Anyway, from all this analyze we can conclude the following: the terms {\mathrm{Sq}^{i_1} \dots \mathrm{Sq}^{i_n}t} for the {\left\{i_k\right\}} ranging through “admissible sequences” {i_1 \geq 2i_2 \geq \dots} and with {i_n \neq 1}, are linearly independent in {H^*(MSO; \mathbb{Z}/2)}. It follows that the annihilator of the Thom class is precisely {\mathcal{A}_2 \mathrm{Sq}^1}, and we can now conclude Wall’s theorem by the comodule structure theorems.

This argument was a little tedious (at least, it took me a while to figure out), though the literature treats it as obvious, so I’m curious if there’s something simpler than this.
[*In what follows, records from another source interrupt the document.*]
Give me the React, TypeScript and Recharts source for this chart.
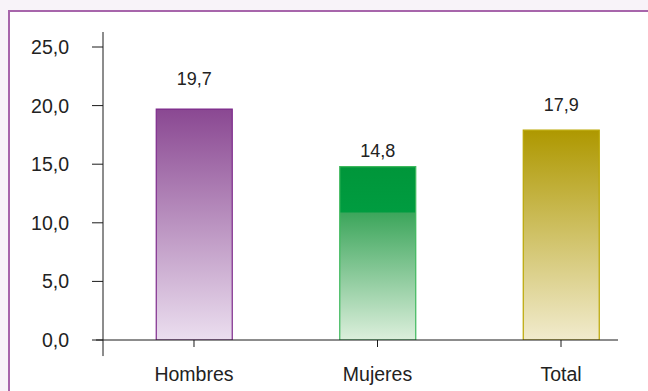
import { BarChart, Bar, XAxis, YAxis, LabelList, ReferenceLine, Cell } from 'recharts';

const categories = ['Hombres', 'Mujeres', 'Total'];
const values = [19.7, 14.8, 17.9];
const yTicks = [0, 5, 10, 15, 20, 25];

// gradient colours per bar (top, bottom) and outline
const BAR_STYLES = [
  { id: 'gHombres', stops: [[0, '#8A4892'], [1, '#EBDEEF']], stroke: '#7E2A8C' },
  { id: 'gMujeres', stops: [[0, '#00963A'], [0.26, '#009C40'], [0.27, '#3DA65C'], [1, '#DCEFDC']], stroke: '#3DB85C' },
  { id: 'gTotal', stops: [[0, '#AE9800'], [1, '#F1EBCD']], stroke: '#B9A500' },
];

// distance between label baseline and bar top, as in the original
const LABEL_GAP = [24, 10, 19];

const data = categories.map((name, i) => ({ x: i, name, value: values[i] }));

const fmt = (v: number) => v.toFixed(1).replace('.', ',');
const FONT = '"Liberation Sans", Arial, sans-serif';
const TEXT = '#222';

export default function App() {
  return (
    <div
      style={{
        position: 'absolute',
        left: 0,
        top: 0,
        width: 648,
        height: 391,
        background: '#F8F3F9',
        overflow: 'hidden',
        fontFamily: FONT,
      }}
    >
      <div
        style={{
          position: 'absolute',
          left: 8,
          top: 10,
          width: 660,
          height: 400,
          background: '#fff',
          borderTop: '2px solid #A765AB',
          borderLeft: '2px solid #A765AB',
        }}
      />
      <div style={{ position: 'absolute', left: 0, top: 0 }}>
        <BarChart
          width={648}
          height={391}
          data={data}
          margin={{ top: 32, right: 30, bottom: 0, left: 0 }}
        >
          <defs>
            {BAR_STYLES.map((s) => (
              <linearGradient key={s.id} id={s.id} x1="0" y1="0" x2="0" y2="1">
                {s.stops.map(([o, c]) => (
                  <stop key={String(o)} offset={o as number} stopColor={c as string} />
                ))}
              </linearGradient>
            ))}
          </defs>
          <XAxis
            dataKey="x"
            type="number"
            domain={[-0.4959, 2.3106]}
            ticks={[0, 1, 2]}
            allowDataOverflow
            tickFormatter={(v: number) => categories[v] ?? ''}
            height={51}
            axisLine={{ stroke: '#1a1a1a' }}
            tickLine={{ stroke: '#1a1a1a' }}
            tickSize={7}
            tickMargin={20}
            tick={{ fill: TEXT, fontSize: 19.5, fontFamily: FONT }}
          />
          <YAxis
            domain={[0, 26.28]}
            ticks={yTicks}
            allowDataOverflow
            width={103}
            tickFormatter={fmt}
            axisLine={{ stroke: '#1a1a1a' }}
            tickLine={{ stroke: '#1a1a1a' }}
            tickSize={11}
            tickMargin={23}
            tick={{ fill: TEXT, fontSize: 19.5, fontFamily: FONT }}
          />
          <ReferenceLine
            segment={[{ x: -0.4959, y: 0 }, { x: -0.4959, y: -1.37 }]}
            stroke="#1a1a1a"
            ifOverflow="visible"
          />
          <ReferenceLine
            segment={[{ x: -0.534, y: 0 }, { x: -0.4959, y: 0 }]}
            stroke="#1a1a1a"
            ifOverflow="visible"
          />
          <Bar dataKey="value" barSize={76} isAnimationActive={false}>
            {data.map((_, i) => (
              <Cell key={i} fill={`url(#${BAR_STYLES[i].id})`} stroke={BAR_STYLES[i].stroke} strokeWidth={1.2} />
            ))}
            <LabelList
              dataKey="value"
              content={(p: any) => {
                const { x, y, width, value, index } = p;
                return (
                  <text
                    x={Number(x) + Number(width) / 2}
                    y={Number(y) - LABEL_GAP[index]}
                    textAnchor="middle"
                    fill={TEXT}
                    fontSize={18}
                    fontFamily={FONT}
                  >
                    {fmt(Number(value))}
                  </text>
                );
              }}
            />
          </Bar>
        </BarChart>
      </div>
    </div>
  );
}
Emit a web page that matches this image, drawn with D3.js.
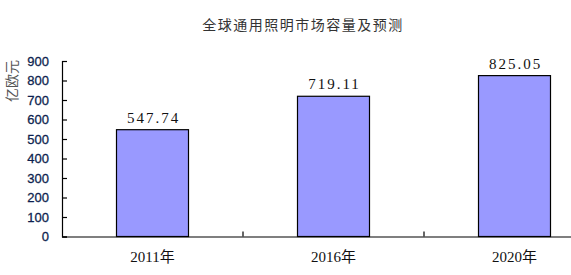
<!DOCTYPE html>
<html><head><meta charset="utf-8">
<script src="https://cdn.jsdelivr.net/npm/d3@7"></script>
<style>body{margin:0;background:#fff}svg{display:block}</style>
</head><body>
<script>
const categories = ["2011年", "2016年", "2020年"];
const values = [547.74, 719.11, 825.05];
const valueLabels = ["547.74", "719.11", "825.05"];
const yTicks = [0,100,200,300,400,500,600,700,800,900];
const title = "全球通用照明市场容量及预测";
const yTitle = "亿欧元";

const W = 571, H = 275;
const svg = d3.select("body").append("svg").attr("width", W).attr("height", H);

const y = d3.scaleLinear().domain([0, 900]).range([236.5, 61]);
const band = d3.scaleBand().domain(categories).range([62, 605]);

svg.append("text").attr("x", 303).attr("y", 30).attr("text-anchor", "middle")
  .attr("font-family", "'Noto Sans CJK SC'").attr("font-size", 14).attr("letter-spacing", 1.5).attr("fill", "#333")
  .text(title);

svg.append("text").attr("transform", "translate(17,81) rotate(-90)").attr("text-anchor", "middle")
  .attr("font-family", "'Noto Sans CJK SC'").attr("font-size", 14).attr("fill", "#555")
  .text(yTitle);

// bars
svg.selectAll("rect.bar").data(values).join("rect")
  .attr("x", (d,i) => band(categories[i]) + band.bandwidth()/2 - 36)
  .attr("width", 72)
  .attr("y", d => y(d)).attr("height", d => y(0) - y(d))
  .attr("fill", "#9999ff").attr("stroke", "#000").attr("stroke-width", 1.2);

svg.selectAll("text.val").data(values).join("text")
  .attr("x", (d,i) => band(categories[i]) + band.bandwidth()/2 + 1)
  .attr("y", d => y(d) - 7)
  .attr("text-anchor", "middle").attr("font-family", "'Liberation Serif', serif")
  .attr("font-size", 15).attr("letter-spacing", 2).attr("fill", "#111")
  .text((d,i) => valueLabels[i]);

// y axis
const ya = d3.axisLeft(y).tickValues(yTicks).tickSize(-5).tickPadding(13);
const gy = svg.append("g").attr("transform", "translate(62,0)").call(ya);
gy.select(".domain").attr("stroke", "#000").attr("stroke-width", 1.2);
gy.selectAll(".tick line").attr("stroke", "#000").attr("stroke-width", 1.2);
gy.selectAll(".tick text").attr("font-family", "'Liberation Sans', Arial").attr("font-size", 13)
  .attr("fill", "#0d1f4f").attr("stroke", "#0d1f4f").attr("stroke-width", 0.3);

// x axis
const xa = d3.axisBottom(band).tickSize(0).tickPadding(15);
const gx = svg.append("g").attr("transform", `translate(0,${y(0)})`).call(xa);
gx.select(".domain").attr("stroke", "#000").attr("stroke-width", 1.2);
gx.selectAll(".tick text").attr("font-family", "'Liberation Serif', 'Noto Sans CJK SC'").attr("font-size", 15).attr("fill", "#111");
// category separators
svg.selectAll("line.sep").data(categories.slice(1)).join("line")
  .attr("x1", d => band(d)).attr("x2", d => band(d))
  .attr("y1", y(0)).attr("y2", y(0) - 5)
  .attr("stroke", "#000").attr("stroke-width", 1.2);
</script>
</body></html>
One thing to note is that the exact same argument works to show that the Steenrod algebra acts freely on the Thom class in H^*(MO; \mathbb{Z}/2): as a result, we can conclude from the structure theory that H^*(MO; \mathbb{Z}/2) is free over the Steenrod algebra. We proved that earlier using different means.